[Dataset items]

◆ ◆ ◆

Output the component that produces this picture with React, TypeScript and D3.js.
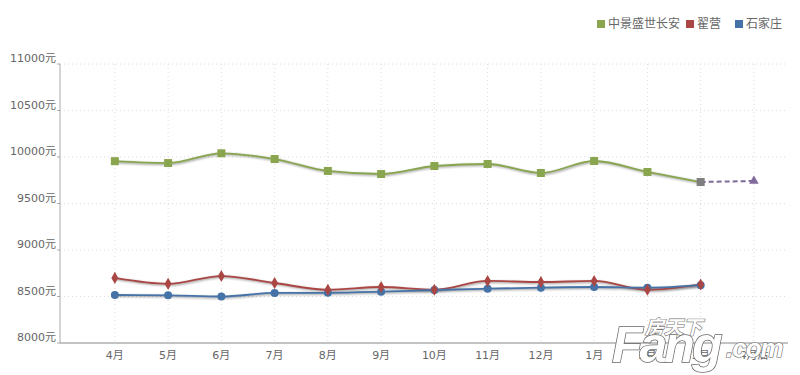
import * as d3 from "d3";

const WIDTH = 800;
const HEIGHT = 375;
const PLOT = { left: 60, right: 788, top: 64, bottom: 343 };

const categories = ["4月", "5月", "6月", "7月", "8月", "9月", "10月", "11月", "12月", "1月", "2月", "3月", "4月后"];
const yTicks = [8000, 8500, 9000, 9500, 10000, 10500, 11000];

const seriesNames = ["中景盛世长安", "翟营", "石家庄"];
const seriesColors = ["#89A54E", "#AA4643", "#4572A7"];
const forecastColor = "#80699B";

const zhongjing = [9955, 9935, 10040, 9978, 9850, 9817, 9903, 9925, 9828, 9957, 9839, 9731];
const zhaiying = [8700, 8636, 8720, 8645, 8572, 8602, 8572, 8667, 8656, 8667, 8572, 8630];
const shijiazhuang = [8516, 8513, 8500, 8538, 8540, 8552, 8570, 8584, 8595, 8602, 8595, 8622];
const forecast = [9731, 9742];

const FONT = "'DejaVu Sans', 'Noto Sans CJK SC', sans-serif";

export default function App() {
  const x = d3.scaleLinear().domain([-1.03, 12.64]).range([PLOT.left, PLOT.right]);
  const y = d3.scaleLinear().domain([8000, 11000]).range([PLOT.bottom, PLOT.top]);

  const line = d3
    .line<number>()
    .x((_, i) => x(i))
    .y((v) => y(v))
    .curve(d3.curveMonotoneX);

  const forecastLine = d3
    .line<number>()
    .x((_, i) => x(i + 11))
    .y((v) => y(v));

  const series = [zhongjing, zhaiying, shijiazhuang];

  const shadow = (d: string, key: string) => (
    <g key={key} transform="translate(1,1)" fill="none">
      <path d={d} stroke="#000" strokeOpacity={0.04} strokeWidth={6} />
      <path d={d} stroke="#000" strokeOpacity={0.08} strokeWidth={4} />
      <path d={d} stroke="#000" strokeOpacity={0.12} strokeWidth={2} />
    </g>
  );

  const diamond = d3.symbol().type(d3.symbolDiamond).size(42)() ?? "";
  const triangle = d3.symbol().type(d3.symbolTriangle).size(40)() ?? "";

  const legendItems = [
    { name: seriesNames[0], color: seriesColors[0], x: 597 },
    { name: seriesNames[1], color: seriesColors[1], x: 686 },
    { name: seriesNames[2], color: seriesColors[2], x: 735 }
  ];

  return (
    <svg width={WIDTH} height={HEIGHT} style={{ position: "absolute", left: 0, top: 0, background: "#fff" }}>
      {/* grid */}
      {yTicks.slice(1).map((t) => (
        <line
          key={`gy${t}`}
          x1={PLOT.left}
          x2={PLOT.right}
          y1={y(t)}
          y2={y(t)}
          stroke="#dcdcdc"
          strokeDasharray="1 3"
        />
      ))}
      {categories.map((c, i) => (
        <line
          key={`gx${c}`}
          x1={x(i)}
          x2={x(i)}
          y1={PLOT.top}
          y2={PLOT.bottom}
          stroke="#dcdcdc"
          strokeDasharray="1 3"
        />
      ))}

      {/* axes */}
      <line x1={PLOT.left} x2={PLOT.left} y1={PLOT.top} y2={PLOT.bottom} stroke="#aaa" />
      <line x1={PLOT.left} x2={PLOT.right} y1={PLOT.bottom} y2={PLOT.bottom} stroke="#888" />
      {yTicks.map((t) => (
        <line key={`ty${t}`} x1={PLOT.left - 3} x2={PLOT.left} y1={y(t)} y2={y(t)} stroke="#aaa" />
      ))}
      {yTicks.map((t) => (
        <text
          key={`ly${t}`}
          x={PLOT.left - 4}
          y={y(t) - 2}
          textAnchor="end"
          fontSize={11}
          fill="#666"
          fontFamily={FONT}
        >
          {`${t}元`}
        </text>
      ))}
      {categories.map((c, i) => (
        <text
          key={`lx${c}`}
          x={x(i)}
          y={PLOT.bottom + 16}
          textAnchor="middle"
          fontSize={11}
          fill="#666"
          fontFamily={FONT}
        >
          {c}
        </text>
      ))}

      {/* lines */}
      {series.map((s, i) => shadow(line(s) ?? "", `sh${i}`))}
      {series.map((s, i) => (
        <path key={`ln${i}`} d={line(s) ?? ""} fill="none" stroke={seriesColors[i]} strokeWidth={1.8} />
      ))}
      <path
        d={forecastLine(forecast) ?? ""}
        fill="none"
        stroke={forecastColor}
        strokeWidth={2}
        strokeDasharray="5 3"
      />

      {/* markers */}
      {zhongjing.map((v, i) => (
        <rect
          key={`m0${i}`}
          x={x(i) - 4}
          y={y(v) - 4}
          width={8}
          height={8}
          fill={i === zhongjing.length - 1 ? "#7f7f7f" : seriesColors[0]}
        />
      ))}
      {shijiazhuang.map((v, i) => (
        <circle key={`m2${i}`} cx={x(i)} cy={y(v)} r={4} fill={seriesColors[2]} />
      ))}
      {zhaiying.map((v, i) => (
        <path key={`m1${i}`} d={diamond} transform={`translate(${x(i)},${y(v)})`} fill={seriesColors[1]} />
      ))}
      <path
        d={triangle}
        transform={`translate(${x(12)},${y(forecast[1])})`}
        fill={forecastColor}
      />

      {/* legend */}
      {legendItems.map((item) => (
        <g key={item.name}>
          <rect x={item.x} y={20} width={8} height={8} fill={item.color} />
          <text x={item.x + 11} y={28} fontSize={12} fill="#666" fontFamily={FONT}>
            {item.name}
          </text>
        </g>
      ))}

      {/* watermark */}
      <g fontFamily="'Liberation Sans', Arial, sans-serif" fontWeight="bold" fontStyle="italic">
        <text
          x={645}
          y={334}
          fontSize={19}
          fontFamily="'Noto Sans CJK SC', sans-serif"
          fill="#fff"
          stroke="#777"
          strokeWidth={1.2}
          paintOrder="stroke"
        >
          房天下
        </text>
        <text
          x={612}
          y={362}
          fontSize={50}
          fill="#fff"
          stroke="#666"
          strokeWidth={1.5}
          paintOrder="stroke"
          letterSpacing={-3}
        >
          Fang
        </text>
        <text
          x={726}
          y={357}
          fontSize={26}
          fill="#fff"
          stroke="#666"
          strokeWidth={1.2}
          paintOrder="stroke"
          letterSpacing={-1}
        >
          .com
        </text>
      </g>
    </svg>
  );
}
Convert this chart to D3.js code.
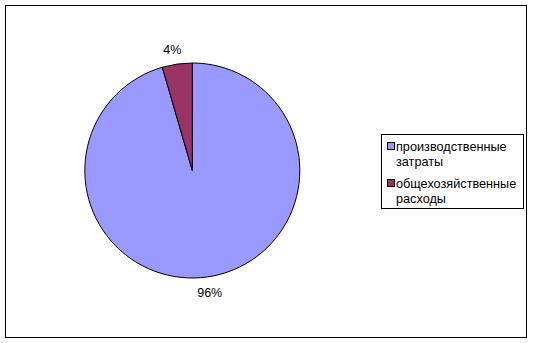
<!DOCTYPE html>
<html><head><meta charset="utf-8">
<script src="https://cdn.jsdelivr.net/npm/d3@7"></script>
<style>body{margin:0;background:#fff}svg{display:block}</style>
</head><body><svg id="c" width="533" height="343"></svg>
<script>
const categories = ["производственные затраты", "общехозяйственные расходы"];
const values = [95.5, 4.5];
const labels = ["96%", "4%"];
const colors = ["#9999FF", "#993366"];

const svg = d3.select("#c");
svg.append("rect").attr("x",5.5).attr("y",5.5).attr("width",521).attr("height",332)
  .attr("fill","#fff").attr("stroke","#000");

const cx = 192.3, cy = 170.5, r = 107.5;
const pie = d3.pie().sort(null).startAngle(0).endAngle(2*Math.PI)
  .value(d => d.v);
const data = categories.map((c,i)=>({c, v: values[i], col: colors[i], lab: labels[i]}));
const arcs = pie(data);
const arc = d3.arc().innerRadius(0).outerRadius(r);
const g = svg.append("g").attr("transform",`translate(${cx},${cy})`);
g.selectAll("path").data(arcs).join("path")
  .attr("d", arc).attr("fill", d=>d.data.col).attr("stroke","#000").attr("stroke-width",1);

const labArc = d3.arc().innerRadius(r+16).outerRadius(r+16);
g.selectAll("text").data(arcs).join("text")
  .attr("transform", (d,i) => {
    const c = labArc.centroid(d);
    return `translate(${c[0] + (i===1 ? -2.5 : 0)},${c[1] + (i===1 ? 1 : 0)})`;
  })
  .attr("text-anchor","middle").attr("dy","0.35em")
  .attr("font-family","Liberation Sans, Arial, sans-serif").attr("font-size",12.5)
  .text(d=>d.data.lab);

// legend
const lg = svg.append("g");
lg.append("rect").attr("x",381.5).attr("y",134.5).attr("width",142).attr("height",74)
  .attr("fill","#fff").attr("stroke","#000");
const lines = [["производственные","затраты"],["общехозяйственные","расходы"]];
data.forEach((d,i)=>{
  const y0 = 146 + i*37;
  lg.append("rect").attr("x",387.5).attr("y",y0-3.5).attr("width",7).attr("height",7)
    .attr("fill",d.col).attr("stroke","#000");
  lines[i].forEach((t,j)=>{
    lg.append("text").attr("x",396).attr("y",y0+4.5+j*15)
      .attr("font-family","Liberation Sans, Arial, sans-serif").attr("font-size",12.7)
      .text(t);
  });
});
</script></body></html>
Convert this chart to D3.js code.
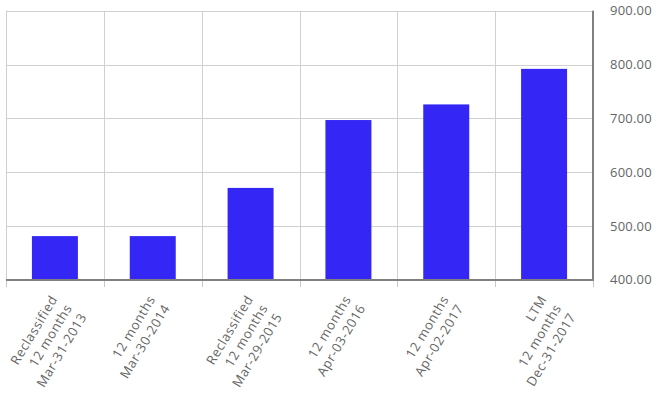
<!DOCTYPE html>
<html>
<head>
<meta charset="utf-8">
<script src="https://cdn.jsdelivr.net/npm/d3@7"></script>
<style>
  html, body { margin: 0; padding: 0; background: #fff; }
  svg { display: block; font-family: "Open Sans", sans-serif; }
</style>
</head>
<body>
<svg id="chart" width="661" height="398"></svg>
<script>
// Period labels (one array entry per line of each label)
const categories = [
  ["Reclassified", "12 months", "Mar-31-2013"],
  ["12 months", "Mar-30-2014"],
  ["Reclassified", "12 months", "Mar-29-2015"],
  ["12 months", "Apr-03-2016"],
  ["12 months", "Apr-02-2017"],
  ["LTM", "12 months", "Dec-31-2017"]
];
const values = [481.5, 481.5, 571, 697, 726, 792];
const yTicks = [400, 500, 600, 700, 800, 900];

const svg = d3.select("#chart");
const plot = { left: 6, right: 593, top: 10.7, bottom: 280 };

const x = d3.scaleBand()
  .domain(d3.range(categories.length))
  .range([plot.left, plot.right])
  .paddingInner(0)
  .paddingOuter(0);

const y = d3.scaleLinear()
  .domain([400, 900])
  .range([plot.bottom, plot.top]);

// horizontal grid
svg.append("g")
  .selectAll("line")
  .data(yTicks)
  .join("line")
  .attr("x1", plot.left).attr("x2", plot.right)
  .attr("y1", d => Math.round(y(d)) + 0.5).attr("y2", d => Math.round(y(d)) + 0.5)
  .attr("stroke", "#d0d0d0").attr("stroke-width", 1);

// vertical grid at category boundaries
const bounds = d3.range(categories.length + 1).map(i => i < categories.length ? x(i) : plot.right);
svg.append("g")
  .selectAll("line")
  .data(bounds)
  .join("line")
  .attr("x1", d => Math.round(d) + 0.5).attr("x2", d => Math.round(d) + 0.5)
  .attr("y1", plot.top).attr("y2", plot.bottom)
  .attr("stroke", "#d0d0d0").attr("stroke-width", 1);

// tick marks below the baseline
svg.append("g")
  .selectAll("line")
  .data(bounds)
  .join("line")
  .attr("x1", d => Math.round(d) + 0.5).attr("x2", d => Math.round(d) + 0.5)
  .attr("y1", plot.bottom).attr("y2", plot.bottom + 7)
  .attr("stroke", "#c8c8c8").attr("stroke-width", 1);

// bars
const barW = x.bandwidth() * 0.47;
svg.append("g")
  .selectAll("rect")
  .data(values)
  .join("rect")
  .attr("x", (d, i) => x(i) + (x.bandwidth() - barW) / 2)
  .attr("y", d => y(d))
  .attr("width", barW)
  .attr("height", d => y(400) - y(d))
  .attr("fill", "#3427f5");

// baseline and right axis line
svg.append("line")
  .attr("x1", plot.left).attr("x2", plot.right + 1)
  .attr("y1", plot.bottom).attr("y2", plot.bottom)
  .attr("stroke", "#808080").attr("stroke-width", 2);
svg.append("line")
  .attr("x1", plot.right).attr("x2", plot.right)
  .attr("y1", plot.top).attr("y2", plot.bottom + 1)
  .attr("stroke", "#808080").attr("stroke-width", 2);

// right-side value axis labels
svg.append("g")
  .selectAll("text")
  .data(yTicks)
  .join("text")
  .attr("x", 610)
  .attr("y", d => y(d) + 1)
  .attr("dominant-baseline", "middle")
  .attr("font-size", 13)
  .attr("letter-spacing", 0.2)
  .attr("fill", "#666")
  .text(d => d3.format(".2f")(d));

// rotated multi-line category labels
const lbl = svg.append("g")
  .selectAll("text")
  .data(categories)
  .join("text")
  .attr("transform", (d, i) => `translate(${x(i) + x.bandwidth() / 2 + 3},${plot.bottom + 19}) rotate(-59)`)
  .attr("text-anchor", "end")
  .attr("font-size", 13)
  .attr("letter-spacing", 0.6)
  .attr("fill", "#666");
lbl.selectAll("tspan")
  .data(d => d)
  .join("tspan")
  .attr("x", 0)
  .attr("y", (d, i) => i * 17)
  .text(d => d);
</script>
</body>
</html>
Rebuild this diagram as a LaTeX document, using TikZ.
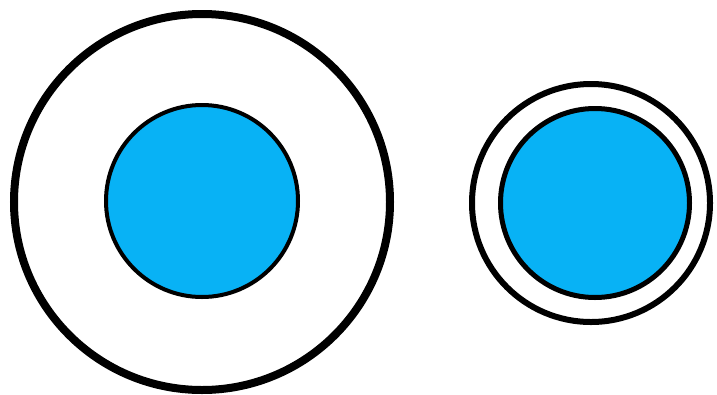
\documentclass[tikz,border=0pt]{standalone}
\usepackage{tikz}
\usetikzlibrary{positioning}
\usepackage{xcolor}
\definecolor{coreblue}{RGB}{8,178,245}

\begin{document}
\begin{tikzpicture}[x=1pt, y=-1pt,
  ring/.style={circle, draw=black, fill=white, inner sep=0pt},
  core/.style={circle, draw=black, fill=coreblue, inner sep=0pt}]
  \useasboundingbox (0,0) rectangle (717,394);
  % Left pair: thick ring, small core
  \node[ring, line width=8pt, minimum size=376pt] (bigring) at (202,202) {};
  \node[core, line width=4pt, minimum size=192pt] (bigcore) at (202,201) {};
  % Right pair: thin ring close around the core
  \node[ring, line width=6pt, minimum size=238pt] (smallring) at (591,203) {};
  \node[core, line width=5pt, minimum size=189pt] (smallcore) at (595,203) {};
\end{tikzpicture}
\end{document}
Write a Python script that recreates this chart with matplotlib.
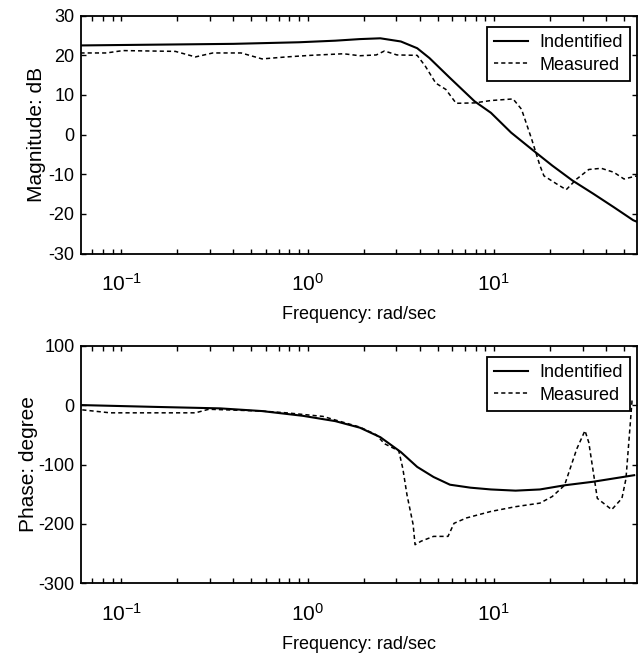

◆ ◆ ◆

◆ **EXERCISE BRIEF**
Transcribe the entries from their first line to the line that holds "Sans', 'Noto Sans", both included, and skip every picture.

◆ **OUTPUT BELOW**
Output the component that produces this picture with React, TypeScript and D3.js.
import * as d3 from "d3";

const WIDTH = 800;
const HEIGHT = 375;
const PLOT = { left: 60, right: 788, top: 64, bottom: 343 };

const categories = ["4月", "5月", "6月", "7月", "8月", "9月", "10月", "11月", "12月", "1月", "2月", "3月", "4月后"];
const yTicks = [8000, 8500, 9000, 9500, 10000, 10500, 11000];

const seriesNames = ["中景盛世长安", "翟营", "石家庄"];
const seriesColors = ["#89A54E", "#AA4643", "#4572A7"];
const forecastColor = "#80699B";

const zhongjing = [9955, 9935, 10040, 9978, 9850, 9817, 9903, 9925, 9828, 9957, 9839, 9731];
const zhaiying = [8700, 8636, 8720, 8645, 8572, 8602, 8572, 8667, 8656, 8667, 8572, 8630];
const shijiazhuang = [8516, 8513, 8500, 8538, 8540, 8552, 8570, 8584, 8595, 8602, 8595, 8622];
const forecast = [9731, 9742];

const FONT = "'DejaVu Sans', 'Noto Sans CJK SC', sans-serif";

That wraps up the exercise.